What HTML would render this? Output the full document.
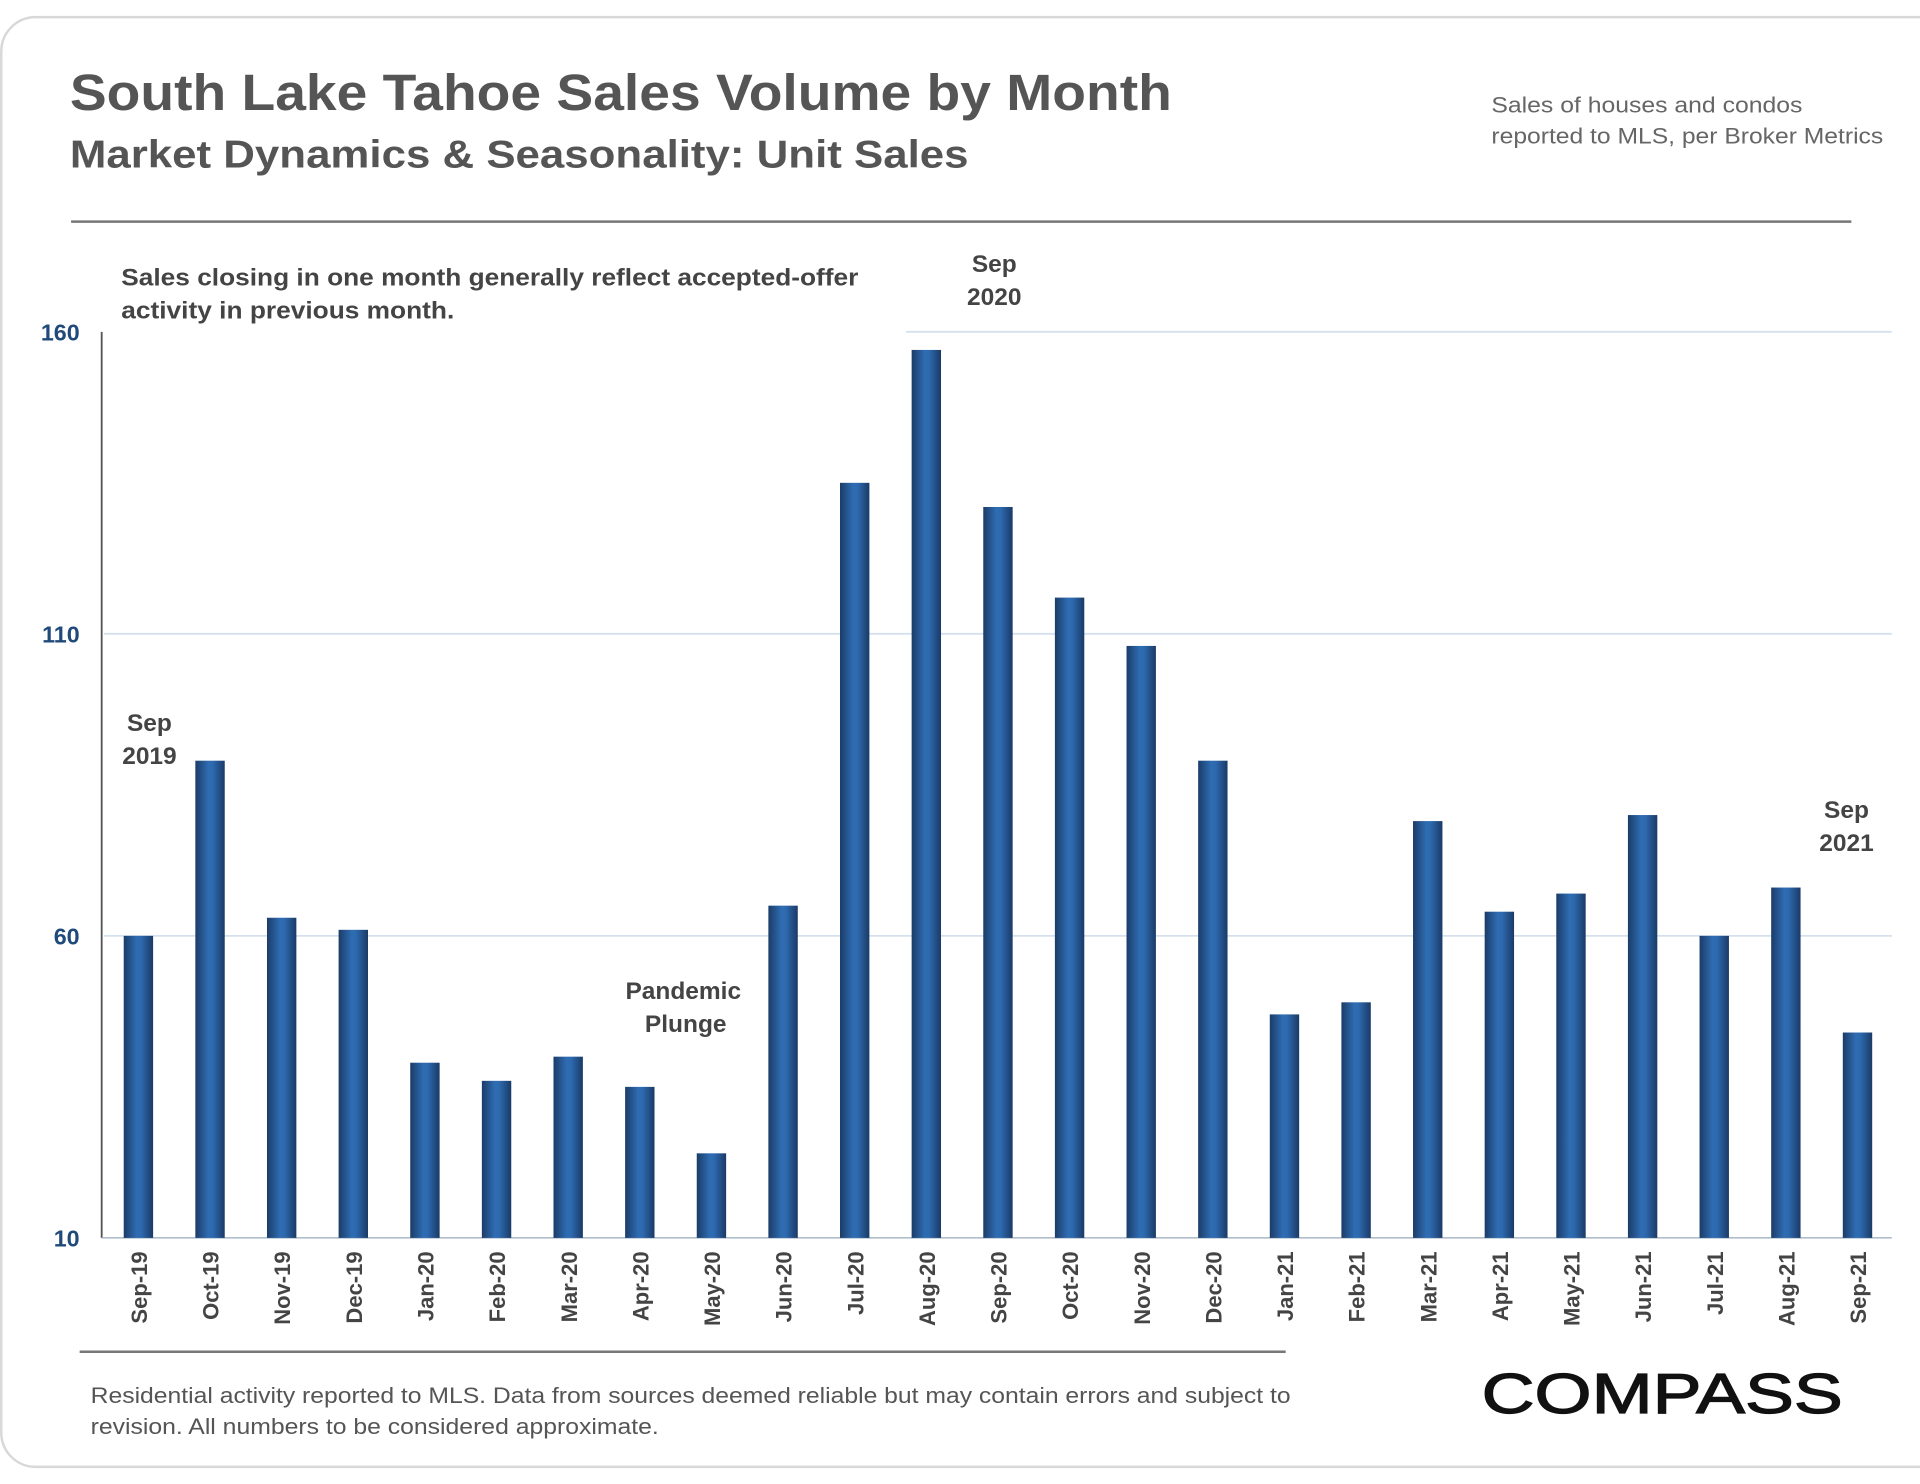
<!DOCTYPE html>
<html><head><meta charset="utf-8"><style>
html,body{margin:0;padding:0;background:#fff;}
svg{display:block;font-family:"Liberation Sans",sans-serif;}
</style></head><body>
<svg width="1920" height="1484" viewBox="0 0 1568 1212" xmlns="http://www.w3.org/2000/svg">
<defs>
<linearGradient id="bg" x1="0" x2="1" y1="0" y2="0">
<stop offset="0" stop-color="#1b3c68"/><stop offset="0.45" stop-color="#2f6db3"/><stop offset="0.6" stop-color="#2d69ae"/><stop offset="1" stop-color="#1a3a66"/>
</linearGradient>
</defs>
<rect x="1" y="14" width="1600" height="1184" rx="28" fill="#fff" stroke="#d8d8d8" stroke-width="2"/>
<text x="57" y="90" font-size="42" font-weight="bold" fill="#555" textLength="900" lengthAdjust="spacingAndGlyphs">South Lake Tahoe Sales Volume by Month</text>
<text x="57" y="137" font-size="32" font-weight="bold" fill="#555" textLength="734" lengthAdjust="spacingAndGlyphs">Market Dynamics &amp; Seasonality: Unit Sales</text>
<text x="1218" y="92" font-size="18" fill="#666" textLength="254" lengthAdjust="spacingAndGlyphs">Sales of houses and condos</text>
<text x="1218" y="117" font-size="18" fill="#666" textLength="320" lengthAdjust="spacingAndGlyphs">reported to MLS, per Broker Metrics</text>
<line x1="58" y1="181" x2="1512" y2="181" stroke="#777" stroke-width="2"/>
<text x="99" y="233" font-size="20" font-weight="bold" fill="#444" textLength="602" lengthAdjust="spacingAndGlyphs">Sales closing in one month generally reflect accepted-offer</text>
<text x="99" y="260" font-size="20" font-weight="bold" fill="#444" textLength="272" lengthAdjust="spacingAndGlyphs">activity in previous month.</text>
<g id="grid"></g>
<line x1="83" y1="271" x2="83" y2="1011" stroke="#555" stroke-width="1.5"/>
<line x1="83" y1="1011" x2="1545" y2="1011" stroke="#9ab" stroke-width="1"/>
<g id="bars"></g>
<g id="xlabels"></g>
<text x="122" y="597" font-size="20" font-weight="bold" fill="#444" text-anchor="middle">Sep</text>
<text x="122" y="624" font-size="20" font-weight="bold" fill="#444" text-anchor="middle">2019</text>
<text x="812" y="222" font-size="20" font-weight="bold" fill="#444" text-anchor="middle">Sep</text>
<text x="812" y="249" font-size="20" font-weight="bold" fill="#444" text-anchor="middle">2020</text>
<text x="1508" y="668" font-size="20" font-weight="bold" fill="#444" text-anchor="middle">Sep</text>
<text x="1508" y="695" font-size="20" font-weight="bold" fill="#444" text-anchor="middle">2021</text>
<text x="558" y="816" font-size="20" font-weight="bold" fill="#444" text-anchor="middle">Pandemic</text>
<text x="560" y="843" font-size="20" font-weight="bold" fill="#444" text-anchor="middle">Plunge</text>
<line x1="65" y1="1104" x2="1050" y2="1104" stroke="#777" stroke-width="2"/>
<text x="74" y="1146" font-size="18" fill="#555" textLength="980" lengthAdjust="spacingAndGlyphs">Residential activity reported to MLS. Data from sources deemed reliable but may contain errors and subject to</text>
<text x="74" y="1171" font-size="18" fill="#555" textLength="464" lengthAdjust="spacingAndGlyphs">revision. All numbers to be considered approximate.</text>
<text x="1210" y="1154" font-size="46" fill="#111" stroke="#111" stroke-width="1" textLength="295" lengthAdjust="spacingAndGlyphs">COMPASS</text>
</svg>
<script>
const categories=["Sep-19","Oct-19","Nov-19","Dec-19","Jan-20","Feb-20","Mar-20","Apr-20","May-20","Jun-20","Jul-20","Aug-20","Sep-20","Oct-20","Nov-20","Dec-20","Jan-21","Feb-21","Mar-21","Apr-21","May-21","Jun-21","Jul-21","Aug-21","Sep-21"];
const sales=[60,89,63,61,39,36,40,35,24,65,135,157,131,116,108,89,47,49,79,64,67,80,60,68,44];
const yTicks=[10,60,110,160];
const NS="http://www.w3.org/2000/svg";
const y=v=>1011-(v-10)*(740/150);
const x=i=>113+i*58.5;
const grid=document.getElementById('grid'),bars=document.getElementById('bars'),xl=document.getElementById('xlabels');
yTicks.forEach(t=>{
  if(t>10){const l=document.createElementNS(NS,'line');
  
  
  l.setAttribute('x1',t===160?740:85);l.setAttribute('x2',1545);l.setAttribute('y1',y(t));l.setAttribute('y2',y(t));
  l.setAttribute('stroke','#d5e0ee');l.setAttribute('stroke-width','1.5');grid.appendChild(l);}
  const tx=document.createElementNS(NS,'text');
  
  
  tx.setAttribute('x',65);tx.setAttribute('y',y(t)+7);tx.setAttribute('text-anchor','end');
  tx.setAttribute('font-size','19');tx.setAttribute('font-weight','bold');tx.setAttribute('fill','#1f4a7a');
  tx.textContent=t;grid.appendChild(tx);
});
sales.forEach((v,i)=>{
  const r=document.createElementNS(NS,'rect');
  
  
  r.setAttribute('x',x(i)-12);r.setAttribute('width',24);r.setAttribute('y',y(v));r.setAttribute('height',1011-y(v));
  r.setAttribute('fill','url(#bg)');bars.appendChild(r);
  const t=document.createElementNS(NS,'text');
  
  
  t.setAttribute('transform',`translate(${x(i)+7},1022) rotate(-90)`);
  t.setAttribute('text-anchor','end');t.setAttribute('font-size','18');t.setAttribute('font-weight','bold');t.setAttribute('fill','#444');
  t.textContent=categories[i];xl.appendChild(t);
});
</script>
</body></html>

### Work to be completed
Leave out the pictures and transcribe everything else exactly.

### Exercise result
What HTML would render this? Output the full document.
<!DOCTYPE html>
<html><head><meta charset="utf-8"><style>
html,body{margin:0;padding:0;background:#fff;}
svg{display:block;font-family:"Liberation Sans",sans-serif;}
</style></head><body>
<svg width="1920" height="1484" viewBox="0 0 1568 1212" xmlns="http://www.w3.org/2000/svg">
<defs>
<linearGradient id="bg" x1="0" x2="1" y1="0" y2="0">
<stop offset="0" stop-color="#1b3c68"/><stop offset="0.45" stop-color="#2f6db3"/><stop offset="0.6" stop-color="#2d69ae"/><stop offset="1" stop-color="#1a3a66"/>
</linearGradient>
</defs>
<rect x="1" y="14" width="1600" height="1184" rx="28" fill="#fff" stroke="#d8d8d8" stroke-width="2"/>
<text x="57" y="90" font-size="42" font-weight="bold" fill="#555" textLength="900" lengthAdjust="spacingAndGlyphs">South Lake Tahoe Sales Volume by Month</text>
<text x="57" y="137" font-size="32" font-weight="bold" fill="#555" textLength="734" lengthAdjust="spacingAndGlyphs">Market Dynamics &amp; Seasonality: Unit Sales</text>
<text x="1218" y="92" font-size="18" fill="#666" textLength="254" lengthAdjust="spacingAndGlyphs">Sales of houses and condos</text>
<text x="1218" y="117" font-size="18" fill="#666" textLength="320" lengthAdjust="spacingAndGlyphs">reported to MLS, per Broker Metrics</text>
<line x1="58" y1="181" x2="1512" y2="181" stroke="#777" stroke-width="2"/>
<text x="99" y="233" font-size="20" font-weight="bold" fill="#444" textLength="602" lengthAdjust="spacingAndGlyphs">Sales closing in one month generally reflect accepted-offer</text>
<text x="99" y="260" font-size="20" font-weight="bold" fill="#444" textLength="272" lengthAdjust="spacingAndGlyphs">activity in previous month.</text>
<g id="grid"></g>
<line x1="83" y1="271" x2="83" y2="1011" stroke="#555" stroke-width="1.5"/>
<line x1="83" y1="1011" x2="1545" y2="1011" stroke="#9ab" stroke-width="1"/>
<g id="bars"></g>
<g id="xlabels"></g>
<text x="122" y="597" font-size="20" font-weight="bold" fill="#444" text-anchor="middle">Sep</text>
<text x="122" y="624" font-size="20" font-weight="bold" fill="#444" text-anchor="middle">2019</text>
<text x="812" y="222" font-size="20" font-weight="bold" fill="#444" text-anchor="middle">Sep</text>
<text x="812" y="249" font-size="20" font-weight="bold" fill="#444" text-anchor="middle">2020</text>
<text x="1508" y="668" font-size="20" font-weight="bold" fill="#444" text-anchor="middle">Sep</text>
<text x="1508" y="695" font-size="20" font-weight="bold" fill="#444" text-anchor="middle">2021</text>
<text x="558" y="816" font-size="20" font-weight="bold" fill="#444" text-anchor="middle">Pandemic</text>
<text x="560" y="843" font-size="20" font-weight="bold" fill="#444" text-anchor="middle">Plunge</text>
<line x1="65" y1="1104" x2="1050" y2="1104" stroke="#777" stroke-width="2"/>
<text x="74" y="1146" font-size="18" fill="#555" textLength="980" lengthAdjust="spacingAndGlyphs">Residential activity reported to MLS. Data from sources deemed reliable but may contain errors and subject to</text>
<text x="74" y="1171" font-size="18" fill="#555" textLength="464" lengthAdjust="spacingAndGlyphs">revision. All numbers to be considered approximate.</text>
<text x="1210" y="1154" font-size="46" fill="#111" stroke="#111" stroke-width="1" textLength="295" lengthAdjust="spacingAndGlyphs">COMPASS</text>
</svg>
<script>
const categories=["Sep-19","Oct-19","Nov-19","Dec-19","Jan-20","Feb-20","Mar-20","Apr-20","May-20","Jun-20","Jul-20","Aug-20","Sep-20","Oct-20","Nov-20","Dec-20","Jan-21","Feb-21","Mar-21","Apr-21","May-21","Jun-21","Jul-21","Aug-21","Sep-21"];
const sales=[60,89,63,61,39,36,40,35,24,65,135,157,131,116,108,89,47,49,79,64,67,80,60,68,44];
const yTicks=[10,60,110,160];
const NS="http://www.w3.org/2000/svg";
const y=v=>1011-(v-10)*(740/150);
const x=i=>113+i*58.5;
const grid=document.getElementById('grid'),bars=document.getElementById('bars'),xl=document.getElementById('xlabels');
yTicks.forEach(t=>{
  if(t>10){const l=document.createElementNS(NS,'line');
  
  
  l.setAttribute('x1',t===160?740:85);l.setAttribute('x2',1545);l.setAttribute('y1',y(t));l.setAttribute('y2',y(t));
  l.setAttribute('stroke','#d5e0ee');l.setAttribute('stroke-width','1.5');grid.appendChild(l);}
  const tx=document.createElementNS(NS,'text');
  
  
  tx.setAttribute('x',65);tx.setAttribute('y',y(t)+7);tx.setAttribute('text-anchor','end');
  tx.setAttribute('font-size','19');tx.setAttribute('font-weight','bold');tx.setAttribute('fill','#1f4a7a');
  tx.textContent=t;grid.appendChild(tx);
});
sales.forEach((v,i)=>{
  const r=document.createElementNS(NS,'rect');
  
  
  r.setAttribute('x',x(i)-12);r.setAttribute('width',24);r.setAttribute('y',y(v));r.setAttribute('height',1011-y(v));
  r.setAttribute('fill','url(#bg)');bars.appendChild(r);
  const t=document.createElementNS(NS,'text');
  
  
  t.setAttribute('transform',`translate(${x(i)+7},1022) rotate(-90)`);
  t.setAttribute('text-anchor','end');t.setAttribute('font-size','18');t.setAttribute('font-weight','bold');t.setAttribute('fill','#444');
  t.textContent=categories[i];xl.appendChild(t);
});
</script>
</body></html>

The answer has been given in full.